▸ **EXERCISE TASK**
Below are records; please write out exactly the lines from the first line through the line containing "innerHeight = height", with no pictures.

▸ **RECORDS FOR PROCESSING**
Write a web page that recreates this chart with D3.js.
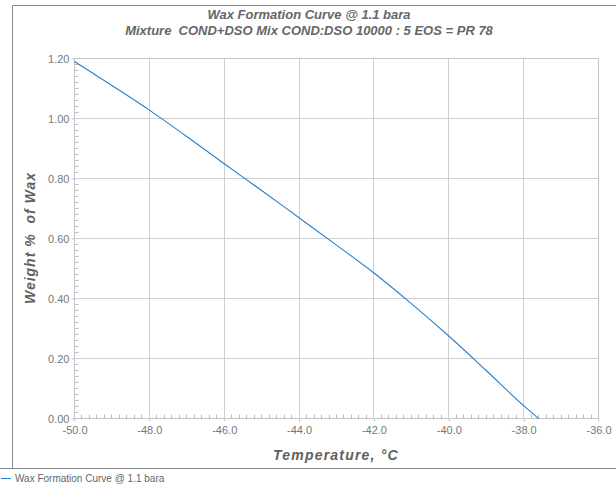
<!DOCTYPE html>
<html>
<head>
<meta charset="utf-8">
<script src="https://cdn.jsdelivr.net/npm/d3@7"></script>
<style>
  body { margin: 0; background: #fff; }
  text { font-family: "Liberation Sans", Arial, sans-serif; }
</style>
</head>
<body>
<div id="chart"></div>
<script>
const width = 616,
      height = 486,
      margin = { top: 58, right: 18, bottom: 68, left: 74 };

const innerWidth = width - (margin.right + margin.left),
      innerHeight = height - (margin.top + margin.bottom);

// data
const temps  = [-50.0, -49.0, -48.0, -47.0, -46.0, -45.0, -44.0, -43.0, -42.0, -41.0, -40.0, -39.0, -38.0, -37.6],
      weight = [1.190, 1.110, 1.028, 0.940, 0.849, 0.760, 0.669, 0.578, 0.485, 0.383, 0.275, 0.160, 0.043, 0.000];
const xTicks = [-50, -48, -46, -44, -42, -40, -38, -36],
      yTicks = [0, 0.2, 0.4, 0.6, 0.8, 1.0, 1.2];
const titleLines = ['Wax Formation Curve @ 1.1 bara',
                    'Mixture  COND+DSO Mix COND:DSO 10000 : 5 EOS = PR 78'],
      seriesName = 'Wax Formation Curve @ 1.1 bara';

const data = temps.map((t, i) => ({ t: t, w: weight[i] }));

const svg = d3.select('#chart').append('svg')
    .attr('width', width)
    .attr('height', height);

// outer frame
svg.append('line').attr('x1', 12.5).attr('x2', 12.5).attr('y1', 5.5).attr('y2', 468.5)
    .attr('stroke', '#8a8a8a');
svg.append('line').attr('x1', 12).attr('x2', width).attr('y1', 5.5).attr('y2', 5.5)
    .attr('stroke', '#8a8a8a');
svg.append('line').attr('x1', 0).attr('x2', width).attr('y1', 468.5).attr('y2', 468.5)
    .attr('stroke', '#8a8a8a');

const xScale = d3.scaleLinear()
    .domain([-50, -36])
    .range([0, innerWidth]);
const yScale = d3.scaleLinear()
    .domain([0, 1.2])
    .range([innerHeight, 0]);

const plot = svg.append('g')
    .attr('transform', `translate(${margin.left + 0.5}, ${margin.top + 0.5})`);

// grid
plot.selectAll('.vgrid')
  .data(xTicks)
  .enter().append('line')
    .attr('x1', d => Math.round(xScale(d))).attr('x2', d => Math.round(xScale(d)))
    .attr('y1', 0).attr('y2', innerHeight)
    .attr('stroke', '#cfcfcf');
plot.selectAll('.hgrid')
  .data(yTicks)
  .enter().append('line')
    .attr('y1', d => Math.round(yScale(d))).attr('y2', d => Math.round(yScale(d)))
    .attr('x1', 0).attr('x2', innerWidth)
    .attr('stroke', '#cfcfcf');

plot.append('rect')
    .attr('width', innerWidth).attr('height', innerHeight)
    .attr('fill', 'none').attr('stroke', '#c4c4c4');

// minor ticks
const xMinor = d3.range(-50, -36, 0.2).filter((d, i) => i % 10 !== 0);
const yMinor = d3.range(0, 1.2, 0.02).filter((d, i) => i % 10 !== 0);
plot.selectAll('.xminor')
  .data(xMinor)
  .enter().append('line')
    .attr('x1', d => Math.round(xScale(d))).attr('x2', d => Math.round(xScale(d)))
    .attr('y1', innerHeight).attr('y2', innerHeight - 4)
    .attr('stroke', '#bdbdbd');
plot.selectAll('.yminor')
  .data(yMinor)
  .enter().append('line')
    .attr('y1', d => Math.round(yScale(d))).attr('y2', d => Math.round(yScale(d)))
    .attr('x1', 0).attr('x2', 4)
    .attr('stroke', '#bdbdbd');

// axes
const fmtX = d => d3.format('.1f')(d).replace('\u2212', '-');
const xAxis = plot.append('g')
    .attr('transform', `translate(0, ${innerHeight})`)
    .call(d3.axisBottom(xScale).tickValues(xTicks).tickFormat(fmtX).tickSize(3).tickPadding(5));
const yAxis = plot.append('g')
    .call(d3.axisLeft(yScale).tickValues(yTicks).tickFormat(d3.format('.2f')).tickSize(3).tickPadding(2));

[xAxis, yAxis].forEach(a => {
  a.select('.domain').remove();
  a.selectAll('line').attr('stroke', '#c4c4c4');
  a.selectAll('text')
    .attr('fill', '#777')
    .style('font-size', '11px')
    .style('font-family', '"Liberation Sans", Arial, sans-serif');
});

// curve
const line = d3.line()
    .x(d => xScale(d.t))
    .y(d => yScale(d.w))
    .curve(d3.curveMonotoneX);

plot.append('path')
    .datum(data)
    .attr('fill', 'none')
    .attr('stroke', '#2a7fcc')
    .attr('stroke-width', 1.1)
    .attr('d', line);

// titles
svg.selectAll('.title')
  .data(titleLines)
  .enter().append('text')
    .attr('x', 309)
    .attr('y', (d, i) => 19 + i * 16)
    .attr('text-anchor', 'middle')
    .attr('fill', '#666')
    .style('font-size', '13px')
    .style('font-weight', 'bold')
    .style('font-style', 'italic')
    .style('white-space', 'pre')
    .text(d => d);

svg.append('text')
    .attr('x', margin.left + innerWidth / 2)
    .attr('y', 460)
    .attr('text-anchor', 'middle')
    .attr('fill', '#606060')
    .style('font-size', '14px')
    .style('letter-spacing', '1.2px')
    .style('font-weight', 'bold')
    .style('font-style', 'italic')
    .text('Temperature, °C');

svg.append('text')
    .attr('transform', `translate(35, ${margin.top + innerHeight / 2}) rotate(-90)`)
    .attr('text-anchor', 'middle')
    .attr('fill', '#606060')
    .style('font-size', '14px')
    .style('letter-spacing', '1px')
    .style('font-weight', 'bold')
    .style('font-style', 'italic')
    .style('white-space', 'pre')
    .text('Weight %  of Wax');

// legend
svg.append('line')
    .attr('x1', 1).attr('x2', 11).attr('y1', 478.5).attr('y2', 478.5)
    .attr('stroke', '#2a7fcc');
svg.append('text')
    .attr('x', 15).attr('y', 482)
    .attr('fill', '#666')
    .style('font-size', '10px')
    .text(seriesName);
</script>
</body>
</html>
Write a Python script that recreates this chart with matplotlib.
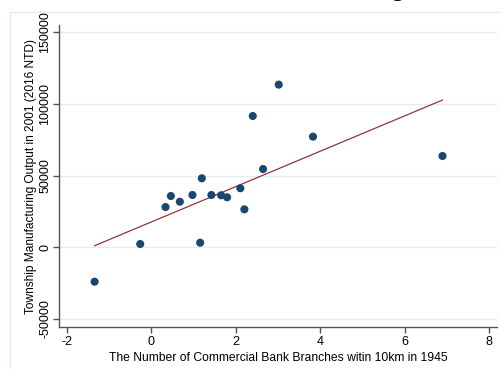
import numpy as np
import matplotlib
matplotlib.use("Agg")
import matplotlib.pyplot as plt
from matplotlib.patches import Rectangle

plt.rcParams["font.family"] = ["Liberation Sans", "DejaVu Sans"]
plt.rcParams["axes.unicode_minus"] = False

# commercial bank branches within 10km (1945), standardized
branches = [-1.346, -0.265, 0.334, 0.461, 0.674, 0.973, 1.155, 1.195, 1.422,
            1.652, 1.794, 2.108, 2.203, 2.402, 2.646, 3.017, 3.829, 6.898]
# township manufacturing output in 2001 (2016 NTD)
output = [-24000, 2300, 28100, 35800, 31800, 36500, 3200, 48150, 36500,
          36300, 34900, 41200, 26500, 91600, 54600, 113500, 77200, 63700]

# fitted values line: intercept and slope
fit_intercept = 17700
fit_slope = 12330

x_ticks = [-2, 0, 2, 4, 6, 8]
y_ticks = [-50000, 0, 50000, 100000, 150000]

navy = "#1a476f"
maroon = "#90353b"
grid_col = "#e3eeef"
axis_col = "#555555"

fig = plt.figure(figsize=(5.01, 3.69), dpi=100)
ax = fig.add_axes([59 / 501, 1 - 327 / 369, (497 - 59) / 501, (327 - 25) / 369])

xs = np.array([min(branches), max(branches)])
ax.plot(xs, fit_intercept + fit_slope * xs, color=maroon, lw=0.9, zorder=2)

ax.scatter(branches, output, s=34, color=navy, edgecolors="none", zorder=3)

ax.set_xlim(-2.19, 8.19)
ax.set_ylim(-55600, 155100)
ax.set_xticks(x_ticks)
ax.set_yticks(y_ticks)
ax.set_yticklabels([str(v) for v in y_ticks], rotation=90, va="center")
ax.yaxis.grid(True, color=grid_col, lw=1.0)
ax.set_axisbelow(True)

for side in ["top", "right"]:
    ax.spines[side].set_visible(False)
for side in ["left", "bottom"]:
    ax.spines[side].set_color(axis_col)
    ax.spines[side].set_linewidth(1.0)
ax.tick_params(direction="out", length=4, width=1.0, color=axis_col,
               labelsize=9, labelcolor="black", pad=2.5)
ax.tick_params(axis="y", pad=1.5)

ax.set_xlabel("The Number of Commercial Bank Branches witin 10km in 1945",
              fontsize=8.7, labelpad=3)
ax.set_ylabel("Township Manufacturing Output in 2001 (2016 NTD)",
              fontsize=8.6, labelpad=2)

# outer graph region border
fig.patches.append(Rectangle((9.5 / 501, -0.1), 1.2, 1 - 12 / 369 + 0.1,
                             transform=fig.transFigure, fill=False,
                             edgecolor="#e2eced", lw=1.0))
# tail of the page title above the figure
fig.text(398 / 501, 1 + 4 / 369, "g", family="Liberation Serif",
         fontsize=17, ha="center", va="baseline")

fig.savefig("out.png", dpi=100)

▸ **FINISHED TASK**
Write a web page that recreates this chart with D3.js.
<!DOCTYPE html>
<html>
<head>
<meta charset="utf-8">
<script src="https://cdn.jsdelivr.net/npm/d3@7"></script>
<style>
  body { margin: 0; background: #fff; }
  text { font-family: "Liberation Sans", Arial, sans-serif; }
</style>
</head>
<body>
<div id="chart"></div>
<script>
const width = 616,
      height = 486,
      margin = { top: 58, right: 18, bottom: 68, left: 74 };

const innerWidth = width - (margin.right + margin.left),
      innerHeight = height - (margin.top + margin.bottom);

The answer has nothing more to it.